Côté athénien, Alcibiade tient un langage de dupes. Il change de discours à l'assemblée athénienne de Samos: Tissapherne lui aurait promis que la flotte phénicienne viendrait plutôt au secours des Athéniens; Alcibiade aurait inventé cette histoire pour se faire nommer stratège. Il voulait sans doute aussi discréditer Tissapherne auprès des Lacédémoniens et l'obliger ainsi à soutenir les Athéniens. Ce passage de Thucydide précise, pour la première fois, la position de la flotte tant attendue (Aspendos), ainsi que le nombre de trières phéniciennes (150). Le discours mensonger d'Alcibiade a produit la moitié des résultats qu'il escomptait: Tissapherne a été complètement discrédité auprès des Lacédémoniens, mais il a essayé de se réhabiliter en envoyant (ou en faisant encore semblant d'envoyer) la flotte phénicienne à leur secours. En apprenant la nouvelle, Alcibiade se hâta lui aussi vers Aspendos pour ramener la flotte phénicienne dans son camp ou, au moins, l'empêcher d'aider les Lacédémoniens.

Les événements de l'automne 411 décrits par Thucydide et Diodore sont similaires à ceux de l'été 412: espoir de le venue de la flotte pour les Lacédémoniens, démarches athéniennes auprès de Tissapherne pour renvoyer la flotte en Phénicie, retour triomphal d'Alcibiade à Samos, qui prétend avoir contribué au renvoi de la flotte, et tentatives d'explications de Tissapherne aux Péloponnésiens sur sa fameuse promesse d'aide.

Pourquoi Tissapherne n'envoyait-il donc jamais cette flotte? Sans doute le Grand Roi ne désirait-il pas voir suspendre trop longtemps chez la flotte phénicienne sa fonction de surveillance de l'Egypte; l'agitation de l'Egypte et de la Judée devait préoccuper Darius II bien plus que le conflit du Péloponnèse, somme toute marginal pour l'Empire perse. Peut-être Tissapherne suivait-il le conseil d'Alcibiade, ne désirant accroître ni la puissance d'Athènes ni celle de Sparte.
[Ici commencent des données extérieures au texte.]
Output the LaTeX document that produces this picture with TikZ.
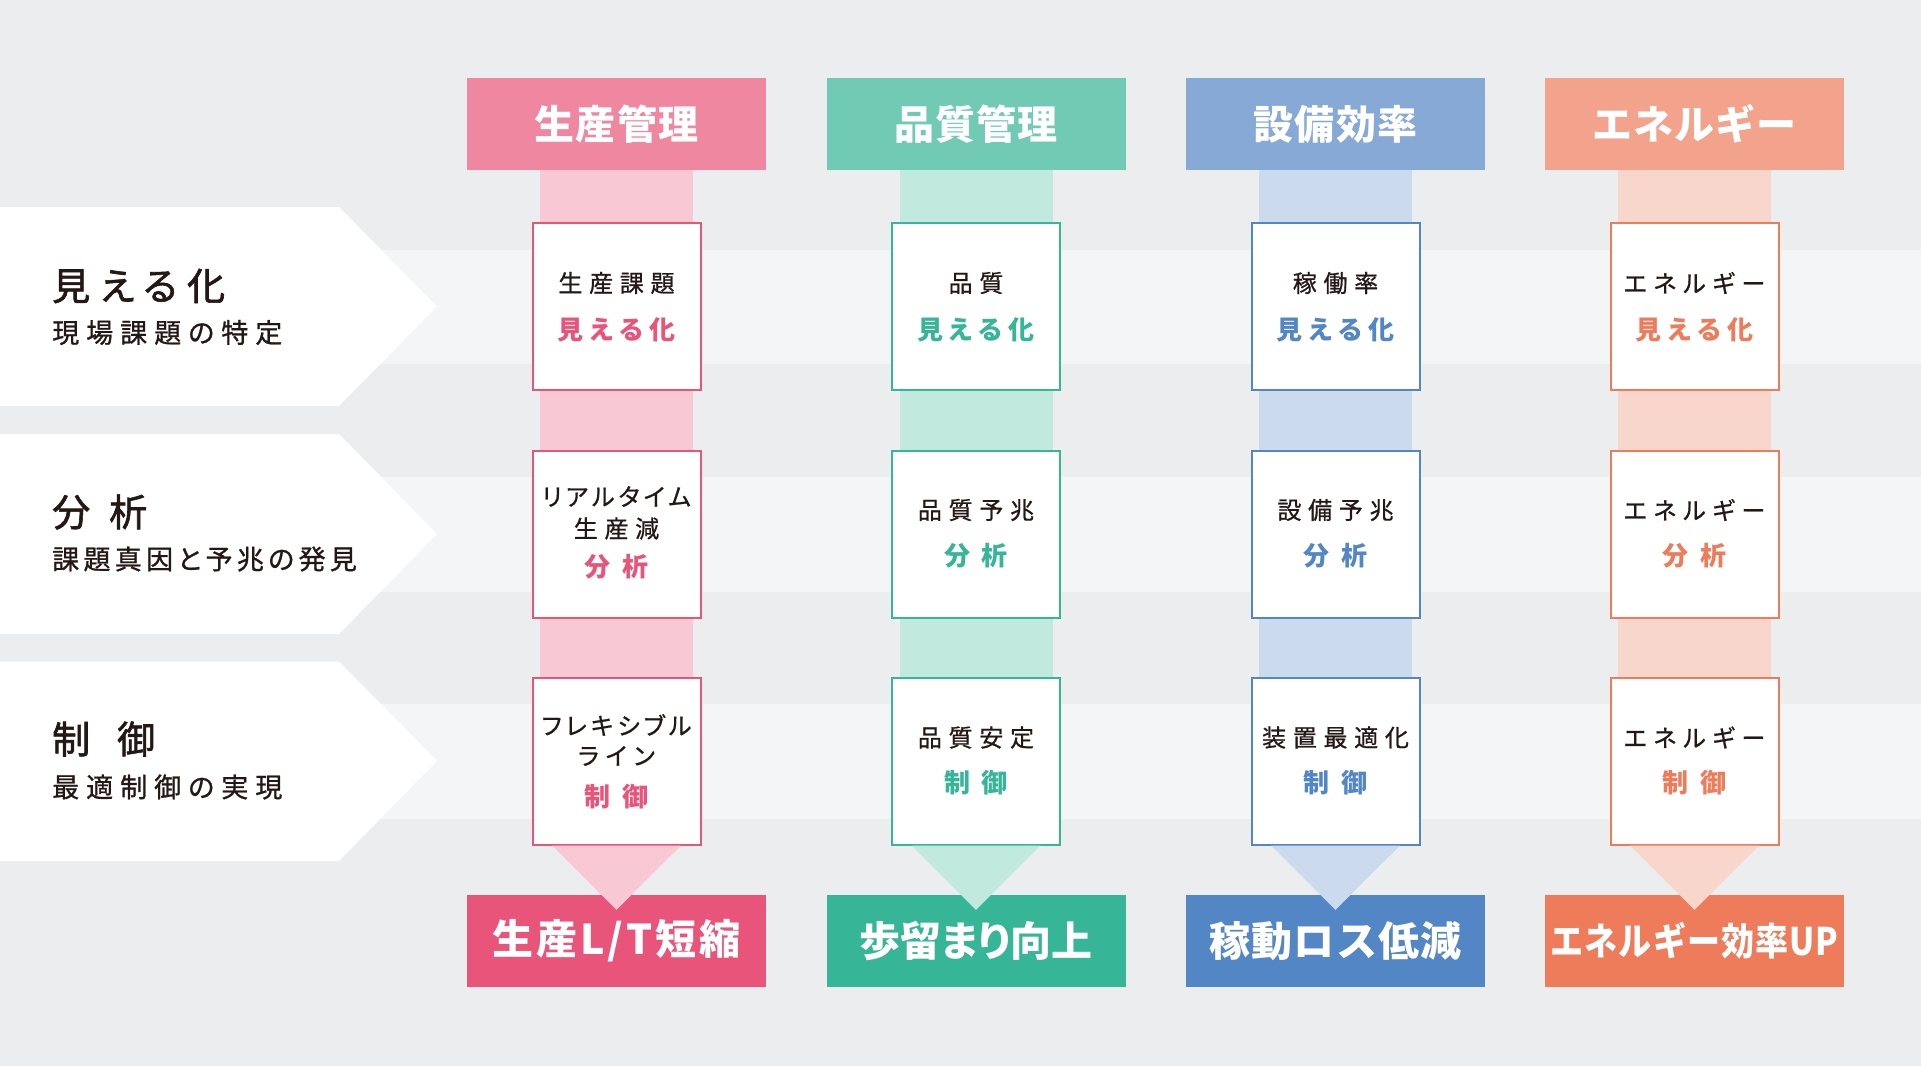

D'autre part, l'embarras croissant de Tissapherne, qui ressort des textes grecs, indique peut-être qu'il n'était pas réellement en mesure d'envoyer la flotte phénicienne, car les Phéniciens, restés loyaux envers le Grand Roi attendaient directement de celui-ci un ordre pour agir.

Quoi qu'il en soit, on sait que, grâce à l'or perse, la flotte du Péloponnèse finira par bloquer les détroits, coupant ainsi l'approvisionnement en blé d'Athènes qui sera obligée de capituler.

Quant à la flotte phénicienne, elle aura l'occasion de s'illustrer un peu plus tard, à la bataille de Cnide en août 394. Cette fois, ce seront les Athéniens qui bénéficieront de sa participation. Diodore raconte que le roi perse Artaxerxès II donna à l'Athénien Conon une flotte composée d'une escadre phénicienne de 80 navires, commandée par le roi de Sidon. La flotte spartiate fut complètement détruite, et les Athéniens accueillirent en héros les Sidoniens, principaux artisans de cette victoire.